Part of the AVR Instruction Set Summary
Figure 3: Part of the AVR Instruction Set Summary
In assembly language programming, we work in the opposite direction to disassembly. We first write a program using assembly language and then use an assembler program to convert the assembly language code into machine code, or into some intermediate format that eventually ends up as machine code in the program memory of the microcontroller. Although assembly language may look cryptic at first glance, it is actually easy to learn, especially after gaining a basic understanding of the AVR core. Assembly language instructions act on, or read and write to registers and memory found in the AVR core.

Programs written for AVR microcontrollers in the C programming language are also converted to assembly language before finally being converted to machine code. As an example the following line of C code sets bit DDB4 in register DDRB:

DDRB  |= (1 << DDB4);

This line of C code is converted by the C compiler to the following line of assembly language:

sbi     DDRB, DDB4

This particular example was chosen to match the previous disassembly example and happens to convert from one line of C code to one line of assembly language code. In other cases a line of C code may convert to more than one line of assembly code.

Assembly language instructions consist of an opcode in mnemonic form. One or more operands may follow, depending on the instruction. Figure 3 shows an excerpt from the instruction set summary taken from an ATtiny85 datasheet. The instruction set of a microcontroller consists of all of the binary machine code instructions that the microcontroller architecture can execute, or all of the assembly language instructions that it can execute.

Debugging Optimized C Code

Now that we know a bit about how assembly language fits into the picture, it is time to get back to the original example of debugging optimized C code. Figure 4 shows a trivial C code example. Debugging of this code is done in Microchip Studio with an Atmel-ICE debugger attached to the external hardware. When stepping through this code that was built using default compiler optimization settings, something odd happens. Code execution starts at the second line of code in main(), marked 1 in the figure. When stepping to the next line of code, execution jumps above this line to the first line of code in main() marked 2. After this, the order of execution continues as expected in the while(1) loop with the lines of code executing from 3 through to 6 in order. The same code executes as would normally be expected when it is built with compiler optimization set to none. That is, the count variable is initialized first, followed by the value written to DDRB.

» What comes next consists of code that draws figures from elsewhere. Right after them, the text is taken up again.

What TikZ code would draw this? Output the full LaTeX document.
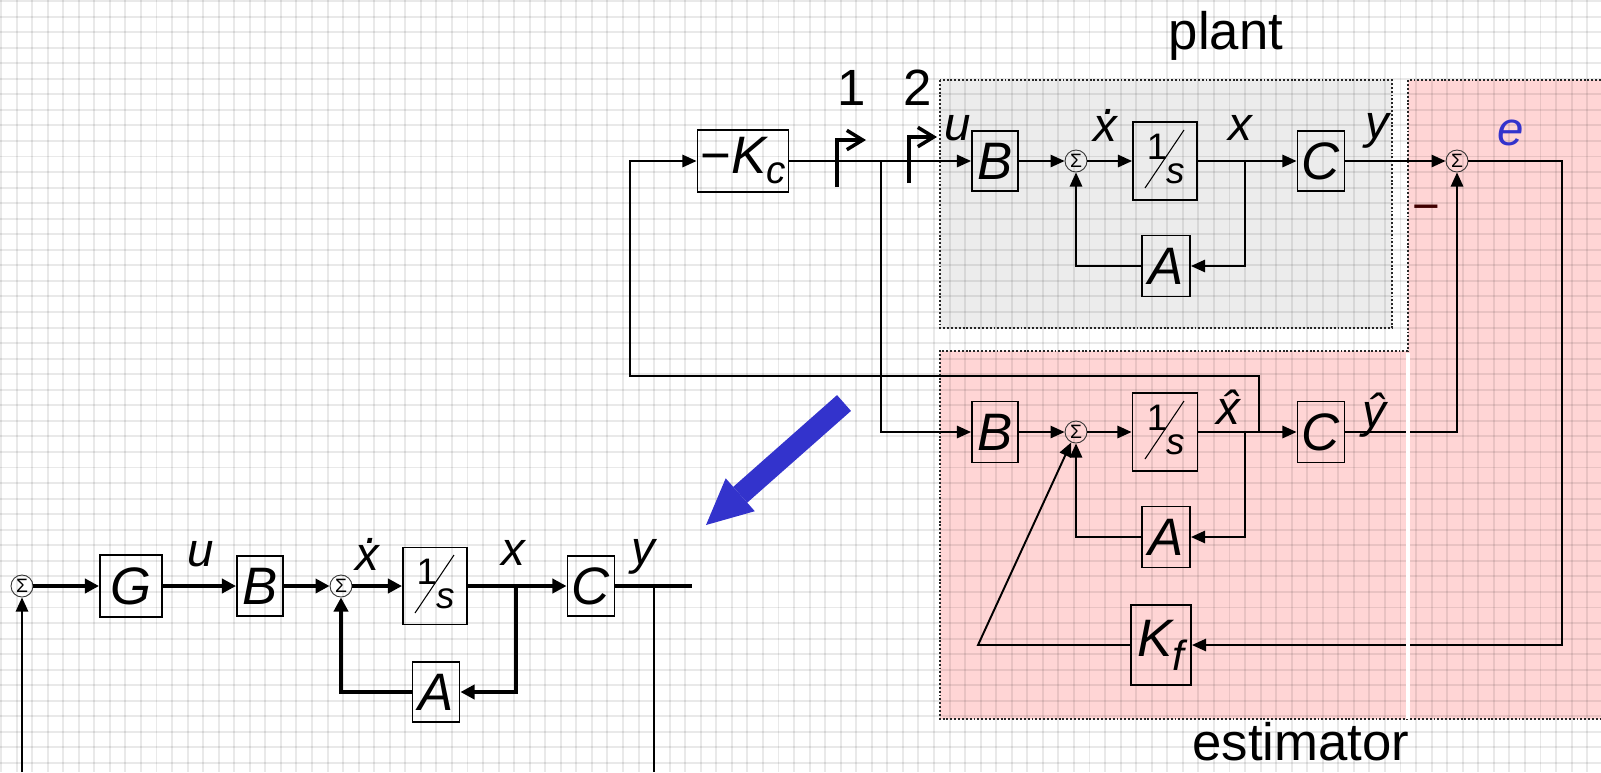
\documentclass[tikz,border=0pt]{standalone}
\usepackage{fontspec}
\setmainfont{Liberation Sans}
\usetikzlibrary{arrows.meta,positioning}

\newlength{\px}
\setlength{\px}{0.02cm}

\definecolor{plantgray}{RGB}{236,236,236}
\definecolor{estpink}{RGB}{255,213,213}
\definecolor{bigblue}{RGB}{51,51,204}
\definecolor{darkerr}{RGB}{64,0,0}

\newcommand{\dotx}{\ooalign{x\cr\hidewidth\kern0.2em\raisebox{0.58em}{.}\hidewidth\cr}}
\newcommand{\hatof}[1]{\ooalign{#1\cr\hidewidth\kern0.12em\symbol{"02C6}\hidewidth\cr}}

\tikzset{
  blk/.style={draw, line width=1.1pt, inner sep=0pt, font=\fontsize{30}{34}\selectfont\itshape},
  sumnode/.style={draw=black!80, circle, line width=0.5pt, minimum size=22\px, inner sep=0pt, font=\fontsize{11}{11}\selectfont},
  wire/.style={line width=1.1pt},
  sig/.style={wire, -{Triangle[length=8pt,width=7pt]}},
  thickwire/.style={line width=2pt},
  thicksig/.style={thickwire, -{Triangle[length=8pt,width=8pt]}},
  lbl/.style={font=\fontsize{27}{30}\selectfont\itshape, inner sep=0pt},
  numlbl/.style={font=\fontsize{29}{32}\selectfont, inner sep=0pt},
  regionlbl/.style={font=\fontsize{30}{33}\selectfont, inner sep=0pt},
  switchpath/.style={line width=2pt, -{Straight Barb[length=9pt,width=11pt]}},
  region/.style={draw=black!85, line width=1.1pt, dash pattern=on 1.1pt off 1.1pt},
  gridline/.style={draw=black, draw opacity=0.085, line width=1.1pt},
  bigarrow/.style={bigblue, line width=12pt, -{Triangle[length=26pt,width=25pt,line width=0pt]}},
  recip/.style={blk, path picture={
      \draw[line width=0.6pt] ([shift={(-20,27)}]path picture bounding box.center) -- ([shift={(19,-31)}]path picture bounding box.center);
      \node[font=\fontsize{21}{21}\selectfont\upshape] at ([shift={(-8,-14)}]path picture bounding box.center) {1};
      \node[font=\fontsize{21}{21}\selectfont\itshape] at ([shift={(11,13)}]path picture bounding box.center) {s};
  }},
}

\begin{document}
\begin{tikzpicture}[x=0.02cm, y=-0.02cm]

\fill[white] (0,0) rectangle (1601,772);
\useasboundingbox (0,0) rectangle (1601,772);

\fill[plantgray] (940,80) rectangle (1392,328);
\fill[estpink] (1408,80) -- (1601,80) -- (1601,719) -- (940,719) -- (940,351) -- (1408,351) -- cycle;

\foreach \i in {0,...,103}
  \draw[gridline] (1+15.55*\i,0) -- (1+15.55*\i,772);
\foreach \j in {0,...,49}
  \draw[gridline] (0,1+15.55*\j) -- (1601,1+15.55*\j);

\draw[region] (940,80) rectangle (1392,328);
\draw[region] (1601,80) -- (1408,80) -- (1408,351) -- (940,351) -- (940,719) -- (1601,719);

\node[regionlbl] (plantlbl) at (1226,36) {plant};
\node[regionlbl] (estlbl) at (1301,742) {estimator};

% plant and controller
\node[blk, minimum width=91\px, minimum height=62\px] (Kc) at (743,161) {{\upshape\symbol{"2212}}K\raisebox{-10\px}{\fontsize{22}{22}\selectfont c}};
\node[blk, minimum width=46\px, minimum height=60\px] (Bp) at (995,161) {B};
\node[sumnode] (sumP) at (1076,161) {\symbol{"03A3}};
\node[recip, minimum width=64\px, minimum height=78\px] (intP) at (1165,161) {};
\node[blk, minimum width=48\px, minimum height=61\px] (Ap) at (1166,266) {A};
\node[blk, minimum width=47\px, minimum height=60\px] (Cp) at (1321,161) {C};
\node[sumnode] (sumE) at (1457,161) {\symbol{"03A3}};

\coordinate (sw1) at (837,161);
\coordinate (sw2) at (909,161);
\coordinate (uBr) at (881,161);
\coordinate (xBr) at (1245,161);

\node[numlbl] (one) at (852,88) {1};
\node[numlbl] (two) at (918,88) {2};
\node[lbl] (uP) at (958,128) {u};
\node[lbl] (xdP) at (1105,129) {\dotx};
\node[lbl] (xP) at (1240,128) {x};
\node[lbl] (yP) at (1377,131) {y};
\node[lbl, text=bigblue] (eLbl) at (1511,133) {e};
\node[lbl, text=darkerr] (minus) at (1426,214) {{\upshape\symbol{"2212}}};

\draw[switchpath] (sw1) ++(0,26) -- ++(0,-47) -- ++(29,0);
\draw[switchpath] (sw2) ++(0,22) -- ++(0,-46) -- ++(28,0);

\draw[sig] (Kc.east) -- (Bp.west);
\draw[sig] (Bp.east) -- (sumP.west);
\draw[sig] (sumP.east) -- (intP.west);
\draw[sig] (intP.east) -- (Cp.west);
\draw[sig] (xBr) |- (Ap.east);
\draw[sig] (Ap.west) -| (sumP.south);
\draw[sig] (Cp.east) -- (sumE.west);

% estimator
\node[blk, minimum width=46\px, minimum height=61\px] (Be) at (995,432) {B};
\node[sumnode] (sumX) at (1076,432) {\symbol{"03A3}};
\node[recip, minimum width=65\px, minimum height=78\px] (intE) at (1165,432) {};
\node[blk, minimum width=48\px, minimum height=61\px] (Ae) at (1166,537) {A};
\node[blk, minimum width=47\px, minimum height=61\px] (Ce) at (1321,432) {C};
\node[blk, minimum width=60\px, minimum height=80\px] (Kf) at (1161,645) {K\raisebox{-14\px}{\fontsize{24}{24}\selectfont f}};

\coordinate (xhBr) at (1245,432);
\coordinate (xhUp) at (1259,432);
\coordinate (fbTop) at (630,376);
\coordinate (eTurn) at (1562,645);
\coordinate (kfTurn) at (978,645);

\node[lbl] (xhE) at (1228,412) {\hatof{x}};
\node[lbl] (yhE) at (1374,415) {\hatof{y}};

\draw[sig] (uBr) |- (Be.west);
\draw[sig] (Be.east) -- (sumX.west);
\draw[sig] (sumX.east) -- (intE.west);
\draw[sig] (intE.east) -- (Ce.west);
\draw[sig] (xhBr) |- (Ae.east);
\draw[sig] (Ae.west) -| (sumX.south);
\draw[sig] (Ce.east) -| (sumE.south);
\draw[sig] (sumE.east) -| (eTurn) -- (Kf.east);
\draw[sig] (Kf.west) -- (kfTurn) -- (sumX);
\draw[sig] (xhUp) |- (fbTop) |- (Kc.west);

\draw[white, line width=1.8pt] (1408,353) -- (1408,719);

% reduced loop
\node[sumnode] (sumR) at (22,586) {\symbol{"03A3}};
\node[blk, minimum width=62\px, minimum height=62\px] (G) at (131,586) {G};
\node[blk, minimum width=46\px, minimum height=60\px] (Br) at (260,586) {B};
\node[sumnode] (sumQ) at (341,586) {\symbol{"03A3}};
\node[recip, minimum width=64\px, minimum height=77\px] (intR) at (435,586) {};
\node[blk, minimum width=47\px, minimum height=60\px] (Ar) at (436,692) {A};
\node[blk, minimum width=47\px, minimum height=60\px] (Cr) at (591,586) {C};

\coordinate (xrBr) at (516,586);
\coordinate (yrBr) at (654,586);
\coordinate (yrEnd) at (692,586);
\coordinate (yrDown) at (654,772);
\coordinate (rIn) at (22,772);

\node[lbl] (uR) at (201,554) {u};
\node[lbl] (xdR) at (367,558) {\dotx};
\node[lbl] (xR) at (513,553) {x};
\node[lbl] (yR) at (643,557) {y};

\draw[thicksig] (sumR.east) -- (G.west);
\draw[thicksig] (G.east) -- (Br.west);
\draw[thicksig] (Br.east) -- (sumQ.west);
\draw[thicksig] (sumQ.east) -- (intR.west);
\draw[thicksig] (intR.east) -- (Cr.west);
\draw[thicksig] (xrBr) |- (Ar.east);
\draw[thicksig] (Ar.west) -| (sumQ.south);
\draw[thickwire] (Cr.east) -- (yrEnd);
\draw[wire] (yrBr) -- (yrDown);
\draw[sig] (rIn) -- (sumR.south);

\coordinate (bigFrom) at (844,403);
\coordinate (bigTo) at (706,525);
\draw[bigarrow] (bigFrom) -- (bigTo);

\end{tikzpicture}
\end{document}
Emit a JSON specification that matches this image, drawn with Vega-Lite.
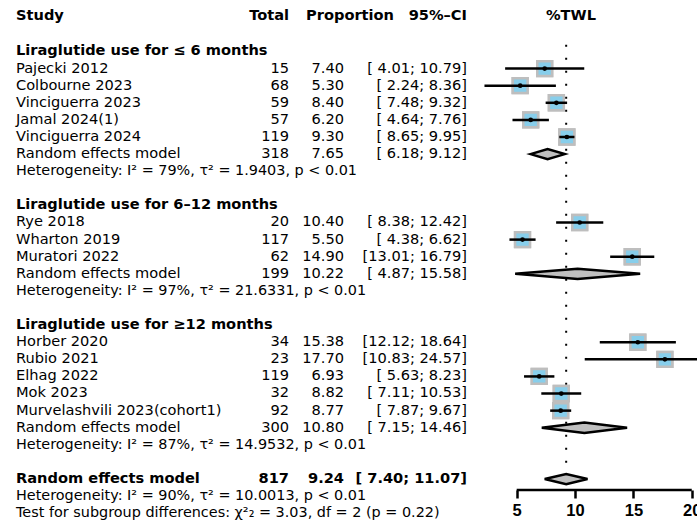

To understand what is happening in the optimized code, we can open the disassembly window in Microchip Studio. Figure 5 shows just part of the code from the disassembly window. At the top of this figure is the opening brace of the main() function, followed by the first line of C code in main(). After this is the second line of C code in main(), followed by the two lines of assembly language code that it was converted to. After these lines of code is the same first line of C code from main(). The reason that it is repeated here is because this is the way the C compiler put the code together using the optimization settings passed to it. The first time that this line of code appears is in effect just a listing of this code. It is actually implemented the second time it appears. This is confirmed by the line of assembly language code that it was converted to appearing below it.
 
Figure 4: AVR C Code Example
Figure 4: AVR C Code Example

Code from the Disassembly Window in Microchip Studio
Figure 5: Code from the Disassembly Window in Microchip Studio
R24 in the assembly language code of Figure 5 is one of the 32 general-purpose registers of the AVR. In the code we can see that R24 is used as the C count variable. It is initialized to 0 using the LDI instruction, which is the same as equating 0 to count in C. The same R24 register is also used in the code that loads a value to DDRB. If the count variable, or R24, were initialized at the start of main() then a second register would be needed to load a value to DDRB. The reason for this is because R24, which is initialized to 0, would be overwritten when used to initialize DDRB afterwards. Thus the compiler optimization avoided the need to use a second register by reversing the first two line of C code. In other words, it used R24 to initialize the DDRB register, then reused it as the count variable by initializing R24 to 0 after initializing DDRB. We now understand the strange behavior of the debugger when stepping through the code.

As can be seen even in this trivial example, it is necessary to understand AVR assembly language in order to read and understand the code in the disassembly window. As already mentioned, to understand assembly language code, the basics of the AVR architecture must also be understood.